IPO Energi nie było udane dla inwestorów, którzy zapisali się na akcje i sprzedali je w dniu debiutu, ale z czasem kurs nabrał mocy. Od początku roku porusza się on w kanale wzrostowym i konsekwentnie ustanawia nowe szczyty cenowe.
Na wykresie dziennym w oczy rzuca się jednak przede wszystkim ogromna świeca z 3 marca. Powodem wyprzedaży była panika wywołana konfliktem na Krymie, ale miała ona miejsce jedynie na otwarciu notowań. Kurs błyskawicznie odrobił straty, dzięki czemu wyrysowała się pozytywna świeca młota. Kolejnym dobrym sygnałem było domknięcie luki bessy, ale utrzymująca się awersja do ryzyka przytrzymała dalsze wzrosty. Pomimo występowania klasycznych korekt spadkowych oraz dynamicznych emocjonalnych wyładowań, wskaźnik AD od początku notowań wskazuje na akumulację walorów omawianego producenta i dystrybutora energii.
Obserwowane w ostatnim czasie uspokojenie sytuacji wokół Ukrainy zaowocowało kolejnymi, tym razem pozytywnymi energicznymi ruchami kursu. Na piątkowej sesji kurs ustanowił nowy historyczny rekord, a na wczorajszej doszło do testu przełamanego oporu. Zwyżka potwierdzona jest przez wzrost obrotów oraz kierunek ruchu wskaźników. RSI wszedł do strefy pozytywnej i pozostawia jeszcze spory margines do wzrostów. Z kolei MACD wygenerował sygnał kupna.

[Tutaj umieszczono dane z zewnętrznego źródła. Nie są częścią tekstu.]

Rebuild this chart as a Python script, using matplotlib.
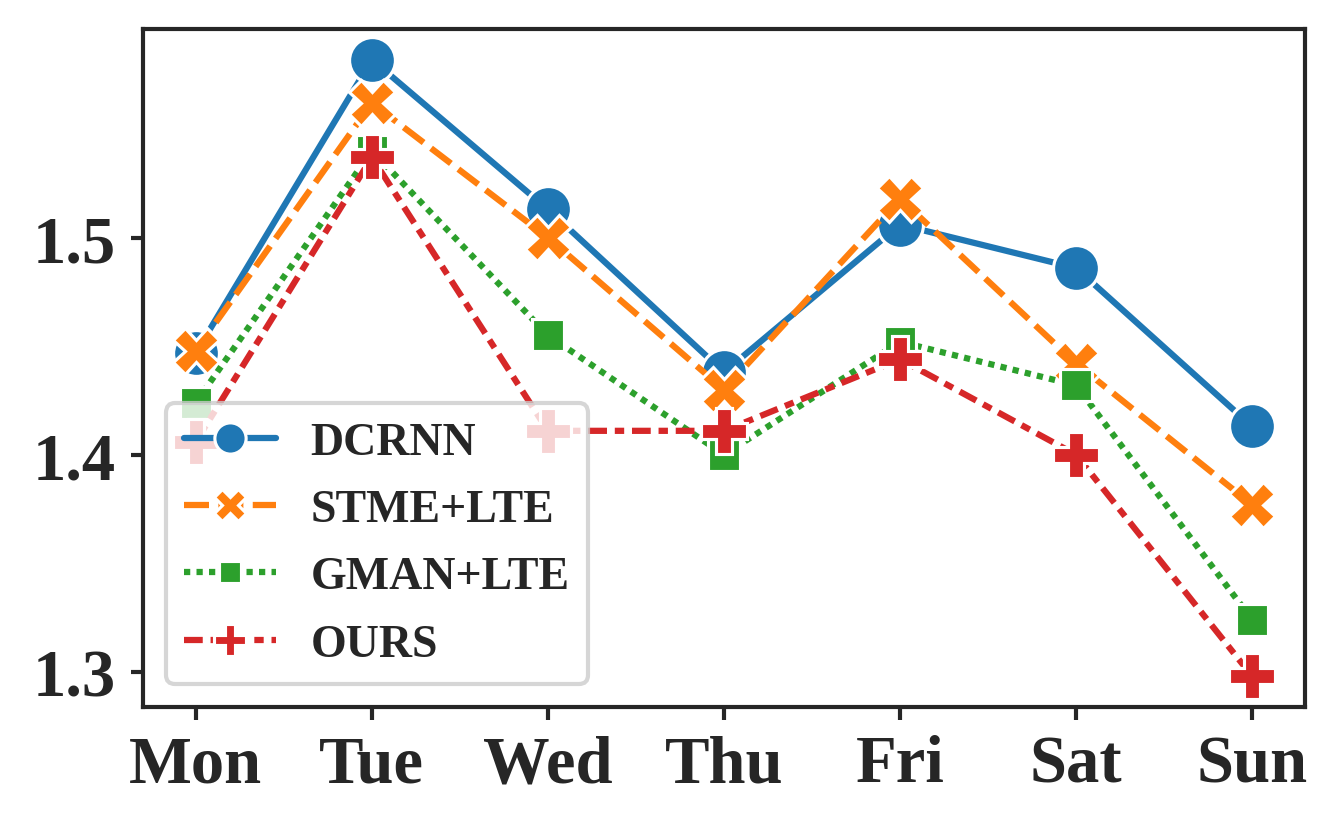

Wyjście na nowe szczyty cenowe w połączeniu z pozytywnymi odczytami wskaźników daje nadzieję na kontynuację zwyżki w kierunku górnego ograniczenia kanału. Najbliższym oporem będzie psychologiczny poziom 18 zł. Z kolei wsparcie stanowi szczyt na poziomie 17,60 zł oraz zaznaczona na czerwono luka bessy. Kurs ma też bezpieczny margines do spadków bez konsekwencji, ponieważ dopiero wyłamanie dołem z kanału wzrostowego będzie sygnałem sprzedaży.